Getting outside, even on the “crumby” days with high chance of showers and overcast skies! I am highly prone to feeling anxious, irritable, lethargic and sad when I have been cooped up indoors for lengthy periods of time. Unless I am very sick, I commit to dressing according to the weather conditions of the day, getting outside and moving my body in some way: walking, running, and biking are my go-to activities. I’ll often choose one of these modes to transport myself to the places I need to be during a given day. I notice a remarkable difference, for better, in my energy level, ability to focus and level of contentment on the days when I get outside and move my body.


What’s something that currently inspires you?

The first thing that comes to mind are people that remain open, throughout their lives, to learning, developing and trying new things. I recently had a student share with me that she began practicing yoga in her seventies. And I thought, how inspiring! At all ages, if we allow ourselves to be open, we can begin something (an activity, a way of thinking, a practice) that is brand new to our minds, bodies and spirits.  I endeavor to stay in the realm of learning, developing and trying new things throughout my life!


What’s your favorite place to travel?

My favorite place to travel is to our rocky, rugged Olympic coastal beaches. I love the beauty of these earthly edges, and the drama of the wild, roaring sea. The ocean reminds me I am a small in a world that is big, and that nature’s laws rule.  It is easy in our daily living to take ourselves very seriously, and to get caught up in the stirrings of our minds and in the events of our lives and to fall short of remembering that our experience as individuals comes from, connects to and returns to ALL experience.  The ocean reminds me of who I am, where I am and what I am.

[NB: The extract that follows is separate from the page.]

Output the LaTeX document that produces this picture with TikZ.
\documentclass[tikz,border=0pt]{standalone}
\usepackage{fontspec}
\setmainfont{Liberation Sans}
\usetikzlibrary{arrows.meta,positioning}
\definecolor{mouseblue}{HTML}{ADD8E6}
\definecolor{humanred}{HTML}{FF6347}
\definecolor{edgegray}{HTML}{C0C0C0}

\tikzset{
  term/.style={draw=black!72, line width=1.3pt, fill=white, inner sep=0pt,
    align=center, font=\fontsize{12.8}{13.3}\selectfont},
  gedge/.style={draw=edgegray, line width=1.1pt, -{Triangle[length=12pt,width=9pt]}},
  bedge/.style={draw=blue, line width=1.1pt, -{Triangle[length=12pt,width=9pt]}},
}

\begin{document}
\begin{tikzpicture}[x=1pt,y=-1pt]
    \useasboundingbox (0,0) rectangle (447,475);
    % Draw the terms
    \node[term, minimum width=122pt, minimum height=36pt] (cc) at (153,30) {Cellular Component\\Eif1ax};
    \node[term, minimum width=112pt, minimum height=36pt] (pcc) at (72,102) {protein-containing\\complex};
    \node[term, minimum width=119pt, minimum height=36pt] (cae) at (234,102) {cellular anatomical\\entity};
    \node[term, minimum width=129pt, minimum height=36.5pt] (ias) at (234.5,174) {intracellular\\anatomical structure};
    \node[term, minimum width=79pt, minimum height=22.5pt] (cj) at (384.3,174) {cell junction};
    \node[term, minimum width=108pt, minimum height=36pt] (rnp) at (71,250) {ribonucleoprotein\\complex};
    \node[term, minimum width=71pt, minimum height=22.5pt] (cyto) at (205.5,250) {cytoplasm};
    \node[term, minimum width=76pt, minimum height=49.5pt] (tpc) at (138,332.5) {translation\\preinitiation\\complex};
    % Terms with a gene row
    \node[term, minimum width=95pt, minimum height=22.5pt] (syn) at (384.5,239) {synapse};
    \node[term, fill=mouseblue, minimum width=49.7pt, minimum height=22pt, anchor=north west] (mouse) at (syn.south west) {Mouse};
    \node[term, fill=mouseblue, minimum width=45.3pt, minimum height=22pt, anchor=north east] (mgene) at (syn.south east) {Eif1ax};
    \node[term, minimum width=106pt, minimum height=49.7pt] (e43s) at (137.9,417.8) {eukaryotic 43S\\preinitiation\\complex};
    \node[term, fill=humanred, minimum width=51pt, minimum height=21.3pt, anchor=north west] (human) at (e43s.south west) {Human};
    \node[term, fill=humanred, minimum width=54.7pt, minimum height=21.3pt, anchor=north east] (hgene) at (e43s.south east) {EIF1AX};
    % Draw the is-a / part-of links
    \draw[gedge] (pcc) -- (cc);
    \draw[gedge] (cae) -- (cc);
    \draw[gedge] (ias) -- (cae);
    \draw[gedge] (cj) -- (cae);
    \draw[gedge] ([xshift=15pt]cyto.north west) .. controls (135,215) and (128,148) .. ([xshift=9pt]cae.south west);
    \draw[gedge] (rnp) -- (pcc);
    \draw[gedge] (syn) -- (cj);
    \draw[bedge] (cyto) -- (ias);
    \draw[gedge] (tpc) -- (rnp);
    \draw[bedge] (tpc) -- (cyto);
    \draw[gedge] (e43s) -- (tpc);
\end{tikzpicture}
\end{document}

Anything you want to share with our community?

I am so thrilled to be part of the team of teachers at Source and to be getting to know many of the members of the studio. Teaching at Source has been nourishing and enriching for me, especially in light of the challenges and changes I’ve encountered in the last several months, getting married and losing my dad to cancer.  I feel honored to be among each and every one of you.  In the coming months, I look forward  to making it in more often to take class from other teachers at the studio!

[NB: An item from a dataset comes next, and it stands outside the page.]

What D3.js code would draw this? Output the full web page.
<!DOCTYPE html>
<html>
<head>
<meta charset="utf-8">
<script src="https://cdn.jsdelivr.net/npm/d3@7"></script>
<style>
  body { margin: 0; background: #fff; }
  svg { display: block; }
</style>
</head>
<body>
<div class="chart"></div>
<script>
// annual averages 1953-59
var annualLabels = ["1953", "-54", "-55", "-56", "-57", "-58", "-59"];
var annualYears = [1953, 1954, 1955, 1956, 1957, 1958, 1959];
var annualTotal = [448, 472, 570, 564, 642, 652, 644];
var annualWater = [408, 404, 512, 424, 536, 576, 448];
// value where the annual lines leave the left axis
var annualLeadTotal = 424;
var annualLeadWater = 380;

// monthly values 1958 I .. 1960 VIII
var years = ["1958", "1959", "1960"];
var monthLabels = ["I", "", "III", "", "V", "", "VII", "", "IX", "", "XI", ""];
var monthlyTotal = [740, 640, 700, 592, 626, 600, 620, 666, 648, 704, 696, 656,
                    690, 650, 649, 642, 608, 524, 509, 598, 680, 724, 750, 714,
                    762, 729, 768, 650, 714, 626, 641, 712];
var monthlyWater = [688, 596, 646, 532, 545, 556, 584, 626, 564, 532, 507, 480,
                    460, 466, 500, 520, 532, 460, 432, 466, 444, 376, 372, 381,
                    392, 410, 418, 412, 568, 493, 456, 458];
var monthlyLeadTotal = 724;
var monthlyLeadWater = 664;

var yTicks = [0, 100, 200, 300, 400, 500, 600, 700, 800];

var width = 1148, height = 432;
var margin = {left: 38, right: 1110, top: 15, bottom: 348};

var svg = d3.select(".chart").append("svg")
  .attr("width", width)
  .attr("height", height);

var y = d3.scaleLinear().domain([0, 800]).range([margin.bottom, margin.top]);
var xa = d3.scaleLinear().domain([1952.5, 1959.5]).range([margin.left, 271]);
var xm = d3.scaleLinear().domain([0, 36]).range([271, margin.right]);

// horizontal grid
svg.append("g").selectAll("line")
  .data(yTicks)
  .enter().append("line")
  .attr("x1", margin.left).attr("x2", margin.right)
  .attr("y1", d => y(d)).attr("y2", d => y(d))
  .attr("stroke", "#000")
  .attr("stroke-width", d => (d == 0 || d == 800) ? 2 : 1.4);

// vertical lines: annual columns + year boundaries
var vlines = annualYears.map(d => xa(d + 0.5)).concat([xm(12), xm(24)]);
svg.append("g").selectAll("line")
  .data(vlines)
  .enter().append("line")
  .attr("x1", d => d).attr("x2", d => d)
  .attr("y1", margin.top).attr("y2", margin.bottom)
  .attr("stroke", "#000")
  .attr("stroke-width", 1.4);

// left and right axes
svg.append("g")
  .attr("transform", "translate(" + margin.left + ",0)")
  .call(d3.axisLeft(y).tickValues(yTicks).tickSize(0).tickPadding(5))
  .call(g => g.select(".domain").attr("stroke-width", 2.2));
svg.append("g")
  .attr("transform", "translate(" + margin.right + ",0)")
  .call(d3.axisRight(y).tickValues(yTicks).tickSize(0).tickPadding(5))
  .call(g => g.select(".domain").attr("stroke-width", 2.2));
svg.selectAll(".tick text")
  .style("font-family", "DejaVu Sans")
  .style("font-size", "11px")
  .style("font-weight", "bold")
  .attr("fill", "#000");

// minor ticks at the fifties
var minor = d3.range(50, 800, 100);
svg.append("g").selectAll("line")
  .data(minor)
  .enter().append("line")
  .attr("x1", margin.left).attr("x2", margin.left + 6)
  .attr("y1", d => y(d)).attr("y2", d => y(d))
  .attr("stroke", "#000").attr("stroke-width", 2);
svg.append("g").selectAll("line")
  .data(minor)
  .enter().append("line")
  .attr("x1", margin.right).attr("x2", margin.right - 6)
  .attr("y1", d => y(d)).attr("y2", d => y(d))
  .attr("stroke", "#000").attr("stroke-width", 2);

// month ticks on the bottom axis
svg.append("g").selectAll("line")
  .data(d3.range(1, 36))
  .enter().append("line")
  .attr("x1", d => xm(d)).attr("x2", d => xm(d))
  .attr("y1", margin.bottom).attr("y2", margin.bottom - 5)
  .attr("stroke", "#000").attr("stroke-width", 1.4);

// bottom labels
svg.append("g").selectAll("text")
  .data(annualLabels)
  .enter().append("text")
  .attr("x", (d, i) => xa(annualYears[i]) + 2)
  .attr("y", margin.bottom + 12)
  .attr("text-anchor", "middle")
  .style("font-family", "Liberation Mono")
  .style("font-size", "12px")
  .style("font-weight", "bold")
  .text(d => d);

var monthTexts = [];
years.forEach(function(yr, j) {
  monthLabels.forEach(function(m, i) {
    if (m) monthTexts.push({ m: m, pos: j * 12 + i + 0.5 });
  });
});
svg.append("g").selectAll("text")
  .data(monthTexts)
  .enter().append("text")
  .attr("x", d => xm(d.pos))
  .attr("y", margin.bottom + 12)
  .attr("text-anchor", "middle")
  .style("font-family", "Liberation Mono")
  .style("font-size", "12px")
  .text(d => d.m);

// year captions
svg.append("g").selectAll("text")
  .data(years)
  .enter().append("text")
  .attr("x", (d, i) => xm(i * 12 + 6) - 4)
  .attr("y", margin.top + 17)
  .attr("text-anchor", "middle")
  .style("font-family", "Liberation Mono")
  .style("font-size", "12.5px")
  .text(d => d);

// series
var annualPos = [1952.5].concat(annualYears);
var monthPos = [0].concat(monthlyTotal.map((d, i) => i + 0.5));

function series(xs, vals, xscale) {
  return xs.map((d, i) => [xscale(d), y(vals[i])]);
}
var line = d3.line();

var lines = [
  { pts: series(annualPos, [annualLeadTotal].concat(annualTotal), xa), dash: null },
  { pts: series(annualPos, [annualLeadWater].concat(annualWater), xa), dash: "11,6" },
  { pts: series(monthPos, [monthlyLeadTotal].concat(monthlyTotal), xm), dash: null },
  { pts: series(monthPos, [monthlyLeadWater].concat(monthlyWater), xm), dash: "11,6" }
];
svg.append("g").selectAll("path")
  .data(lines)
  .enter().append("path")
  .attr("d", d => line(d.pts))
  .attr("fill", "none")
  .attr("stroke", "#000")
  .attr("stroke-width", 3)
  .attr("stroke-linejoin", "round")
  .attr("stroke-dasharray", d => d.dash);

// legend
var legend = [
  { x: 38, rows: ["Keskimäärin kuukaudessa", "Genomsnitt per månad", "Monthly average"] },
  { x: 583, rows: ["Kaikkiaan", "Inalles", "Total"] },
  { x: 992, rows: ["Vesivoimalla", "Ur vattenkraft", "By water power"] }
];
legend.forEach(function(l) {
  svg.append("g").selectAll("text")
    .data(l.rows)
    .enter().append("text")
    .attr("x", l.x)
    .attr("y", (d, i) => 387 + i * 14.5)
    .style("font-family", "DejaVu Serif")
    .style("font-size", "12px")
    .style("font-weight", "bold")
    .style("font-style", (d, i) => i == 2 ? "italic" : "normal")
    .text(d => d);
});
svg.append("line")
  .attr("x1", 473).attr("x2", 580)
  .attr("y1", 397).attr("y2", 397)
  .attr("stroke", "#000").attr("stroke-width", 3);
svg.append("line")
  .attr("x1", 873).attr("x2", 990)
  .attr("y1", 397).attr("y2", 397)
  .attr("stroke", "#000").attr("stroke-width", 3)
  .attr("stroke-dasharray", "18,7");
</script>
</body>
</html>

Can you share a favorite recipe?

The following recipe is one my husband, Nicholas, and I concocted together about a year ago. It’s easy to whip up and makes for a tasty and refreshing light main course or side!


Spicy Quinoa Salad with Spinach and Mandarin Oranges


For salad:

1 cup quinoa

1/2 sweet onion

4 cups spinach (or substitute your favorite greens)

2 or 3 mandarin oranges (peeled and cut in chunks)

1/3 cup almond slivers (toasted optional)


                For dressing:

2 lemons (juiced)

2 jalapeños (juiced)

2 cloves garlic (juiced)

1/4 cup olive oil

1/4 cup apple cider vinegar

Combine all ingredients to make the dressing. If you don’t have a juicer, dice

jalapeños and garlic.



Cook quinoa in rice cooker or on stove top (if you have a rice cooker, it will make the quinoa a lovely, fluffy texture!) Sauté 1/2 onion and set aside. Toast almonds (optional) and set aside. Add quinoa, onion, spinach and chunks of orange together and mix well with dressing. Add almonds last. Sometimes I play with this salad a bit, sautéing fennel with the onion or adding ginger to the dressing. One time when I was unable to find good mandarins, I enlisted in mangos instead! Feel free to make this salad your own!